Volatility is like a fireworks display. Long-term investors can kick back and enjoy the show. Short-term speculators, caught too close to the pyrotechnics, risk more than a bad burn… Photo by Jonas Von Werne
We’ve highlighted the importance of considering bitcoin separately from the other cryptocurrencies in the market. Bitcoin’s just different. It has an unbeatable brand name, first-mover recognition and has always enjoyed the #1 spot among its peers.
Remember a few years back, when bitcoin’s price dropped? It didn’t matter how good the 10th or 20th cryptocurrency’s bottom line was: it was going to fall at least as much as bitcoin, along with the rest. That’s called positive correlation. In finance, “positive correlation” means the price of two different assets tends to move in sync, whether rising or falling.
How times have changed…
Recently, the cryptocurrency market has decoupled from bitcoin’s price. This shift is an important step for the market. Cryptocurrencies should be evaluated and valued independently, on an individual level, rather than playing follow-the-leader to bitcoin’s price. (Imagine if every stock on the S&P 500 only went up when Apple did, and only went down when Apple did.)
Ethereum was the first “altcoin,” if one wants to view it as such, to establish its own trajectory independent of bitcoin’s. Since then, others have increasingly done the same. And we’re not talking about stablecoins.
In May, the broad crypto market experienced a steep drop across the board. Everyone wanted an explanation. China’s crypto clampdown was the likeliest one. But it seemed as if though everyone was bracing for a repeat of early 2018.
Four months later, concerns that the crypto market was in for another devastating bear market seem silly. Prices have mostly recovered, and while still not hitting new all-time highs, they’re not too far off. Most importantly, the price action has recovered, with plenty of tokens posting their usual double-digit daily gains.

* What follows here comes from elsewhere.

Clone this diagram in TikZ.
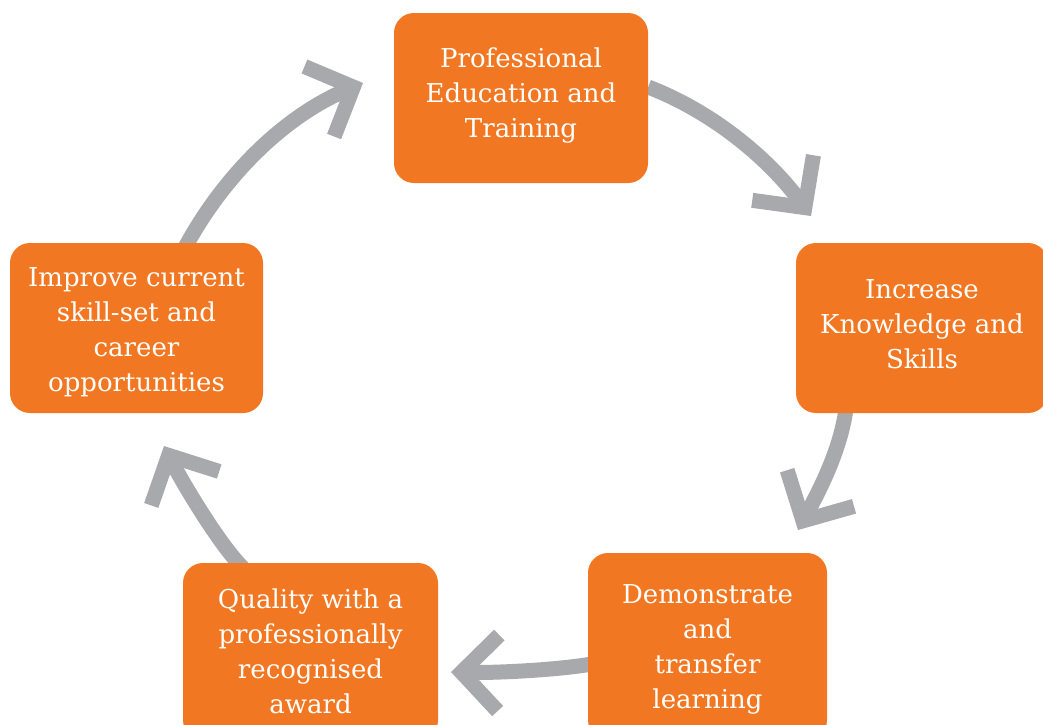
\documentclass[tikz,border=0pt]{standalone}
\usepackage{fontspec}
\setmainfont{DejaVu Serif}
\usetikzlibrary{arrows.meta,backgrounds}
\definecolor{boxorange}{RGB}{242,119,34}
\definecolor{arrowgray}{RGB}{167,169,172}
\tikzset{
  stagebox/.style={fill=boxorange, rounded corners=20pt, inner sep=0pt},
  stagetext/.style={text=white, align=center, inner sep=0pt,
    font=\fontsize{26}{35}\selectfont},
  cyclearrow/.style={draw=arrowgray, line width=15pt,
    -{Straight Barb[length=37pt,width=76pt]}}
}
\begin{document}
\begin{tikzpicture}[x=1pt,y=-1pt]
\useasboundingbox (0,0) rectangle (1043,724);
\clip (0,0) rectangle (1043,724);

\node[stagebox, minimum width=254pt, minimum height=170pt] (top) at (521,98) {};
\node[stagetext] (top-text) at ([yshift=2pt]top.center)
  {Professional\\Education and\\Training};
\node[stagebox, minimum width=252pt, minimum height=170pt] (rgt) at (922,328) {};
\node[stagetext] (rgt-text) at ([yshift=4pt]rgt.center)
  {Increase\\Knowledge and\\Skills};
\node[stagebox, minimum width=239pt, minimum height=187pt] (br) at (707.5,646.5) {};
\node[stagetext] (br-text) at ([yshift=-3pt]br.center)
  {Demonstrate\\and\\transfer\\learning};
\node[stagebox, minimum width=255pt, minimum height=177pt] (bl) at (310.5,651.5) {};
\node[stagetext] (bl-text) at (bl.center)
  {Quality with a\\professionally\\recognised\\award};
\node[stagebox, minimum width=253pt, minimum height=170pt] (lft) at (136.5,328) {};
\node[stagetext] (lft-text) at ([yshift=-4pt]lft.center)
  {Improve current\\skill-set and\\career\\opportunities};

\coordinate (t1) at (811,216);
\coordinate (t2) at (798,530);
\coordinate (t3) at (451,672);
\coordinate (t4) at (164,446);
\coordinate (t5) at (363,83);

\begin{scope}[on background layer]
\fill[white] (0,0) rectangle (1043,724);
\draw[cyclearrow] ([yshift=11pt]top.east) .. controls +(65,25) and +(-42,-57) .. (t1);
\draw[cyclearrow] ([shift={(50pt,3pt)}]rgt.south west) .. controls +(-6,42) and +(20,-37) .. (t2);
\draw[cyclearrow] ([shift={(4pt,-17.5pt)}]br.west) .. controls +(-35,6) and +(45,1) .. (t3);
\draw[cyclearrow] ([shift={(60pt,-5pt)}]bl.north west) .. controls +(-25,-25) and +(16,32) .. (t4);
\draw[cyclearrow] ([shift={(174pt,-7pt)}]lft.north west) .. controls +(40,-75) and +(-78,33) .. (t5);
\end{scope}
\end{tikzpicture}
\end{document}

Now that bitcoin dropped from $52,000 to $42,000 overnight on September 7, everyone wants an explanation once again. Some have suggested that El Salvador’s challenges adopting bitcoin as legal tender were the reason, which seems nonsensical. Hurdles were always expected with such a revolutionary move, and we might as well attribute another Elon Musk tweet to the drop.
Instead, it looks like Bitcoin fell victim to the kind of funny, or not funny, action that happens in the stock market. The bubbled stock market always operates with a “Is today crash day?” caveat, but nobody actually goes out and says that stocks need to be done away with. On the other hand, any time bitcoin’s price drops the crypto skeptics sharpen their knives. Mainstream media is flooded with dire predictions of how the asset class has had its run, sure it was fun while it lasted. News websites publish obituaries to the entire blockchain experiment, based on nothing but a single bad day.
The crypto skeptics have one thing right, though. There is a whole lot of speculation going on in the crypto market. The September 7 plunge demonstrates the risks involved in the riskiest sorts of speculation.
Blockchain analyst Willy Woo did some digging, and discovered exactly what happened. Bitcoin is now traded with massive amounts of leverage, plenty of derivatives (futures contracts) and speculators with an incredibly short-term profit scheme. These things, along with automated trading like stop/loss orders, can bring on massive and sudden liquidations.
Here’s why: Leverage buyers operate on margins collateralized by their assets. A cursory Google search will show you ads for brokers offering 100x leverage trading. Deposit $1 to take options on $100 bitcoin. When prices go up, you’re in great shape because you’ve effectively gained 100x exposure to profits. When prices go down, well, you have 100x exposure to losses, too. Brokers usually ask for more money before selling your assets in order to cover your losses.
Even worse, Woo discovered the majority of the selling came from buyers who’d bought bitcoin recently, in the $40,000 – $50,000 price range. We doubt those buyers had any interest whatsoever in blockchain or DeFi or El Salvador. Seems much more likely they were hedge funds and quant funds and the other market participants who try to make a quick buck on volatility and, when they get their fingers burned, liquidate everything.
Checking Bitcoin’s chart shows exactly the kind of funny action outlined above. A massive and sudden drop of a single big-name crypto, a quick rebound and a continuation of an upward trend.
Bitcoin is trading over $47,000 at the moment. Depending on how watchful of an eye one keeps on the market, the drop might have gone unnoticed. A 20% drop is why some like the crypto market and others can’t stand it, but if there’s one thing the market’s history has shown, it’s that HODLers always profit in the long run.
Or, as Woo put it,
But who was selling? Not HODLers. Mostly whales and in fact the ones that bought their btc only quite recently.
When price volatility wipes out over-leveraged speculators, you can sympathize. You can feel smug. Or, possibly the best response, is just to ignore it and move on. A brutal cleansing like this one is just a part of market dynamics. Nothing to see here, move along.
When Bitcoin dropped in May, there were calls for $19,000. Now, we are seeing renewed forecasts for $100,000 by year-end. That, along with the generally uncorrelated movements of cryptocurrencies, should be enough to dismiss this episode as a mere curiosity.